Mapping Life in Fort McMurray

Diverse Relations of People, Oil, and Place (2007-2009)

KATHRYN

Kathryn

Professional In Education, Resident for More than a Decade, Grew Up In The Region, Aboriginal, 40s

“And the Snye comes down around Mac Island and then out this way but the Snye is where when we come in from Fort Chip and this is where you know we would launch at the Snye when the water was good. So like, you know, we did quite a bit of travelling on the river because we just couldn’t afford to fly everybody in a plane, and plus you are coming in for groceries and so you load up on groceries right?. . . It used to be sort of, people would come in by boat from Fort Chip and so you would like see other people there loading up. . . I find a lot of local people do kind of gravitate down to there.
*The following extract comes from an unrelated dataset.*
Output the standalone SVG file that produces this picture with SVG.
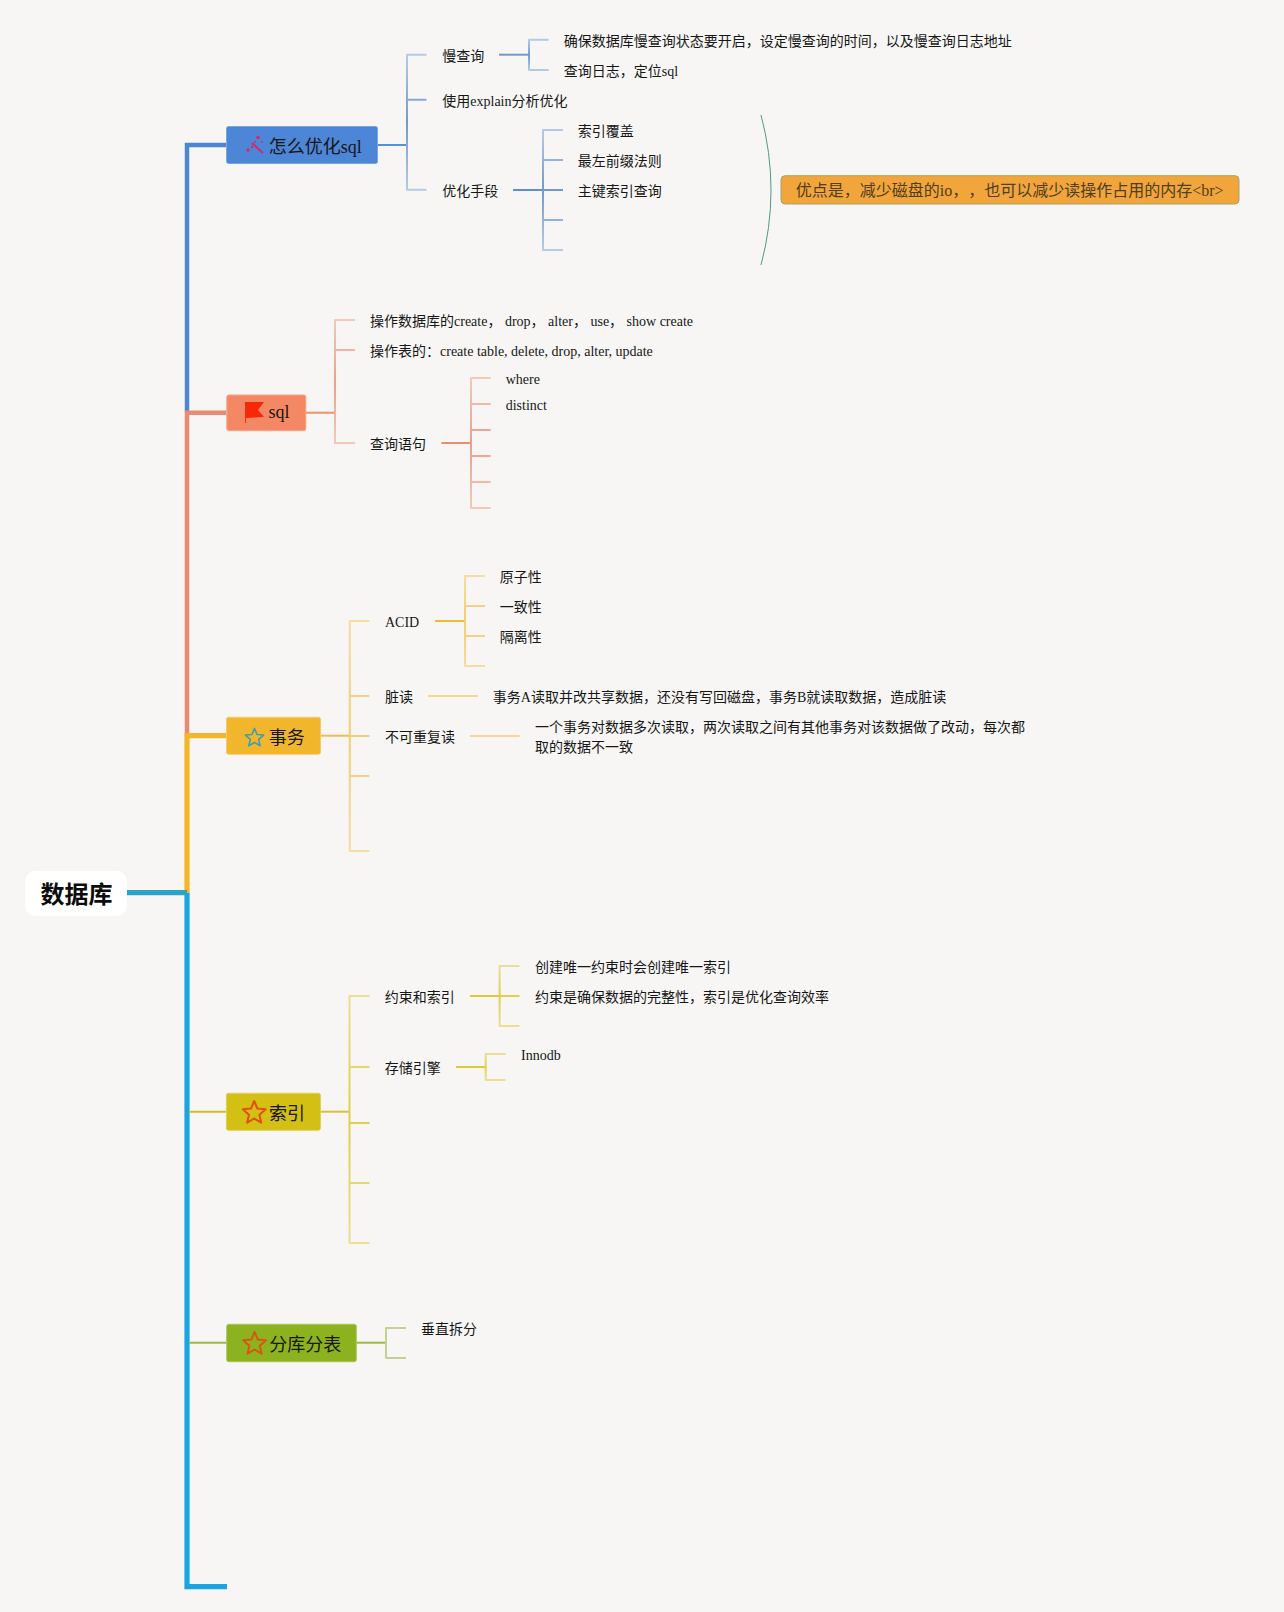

I don’t know what that is – having that longing for, you know, the way it was. Who knows, I don’t know what it is. You will see them and they will go park down there and they’ll you know go out and throw rocks in the river or whatever. . . I guess my ancestors, that’s what carried them back and forth right? My grandfather would work up the Athabasca River in the spring and he worked on those river boats.”

“So when you ask, where’s home, it could be in the city a little bit, it’s like Fort Chip, it’s Fort McMurray I guess.”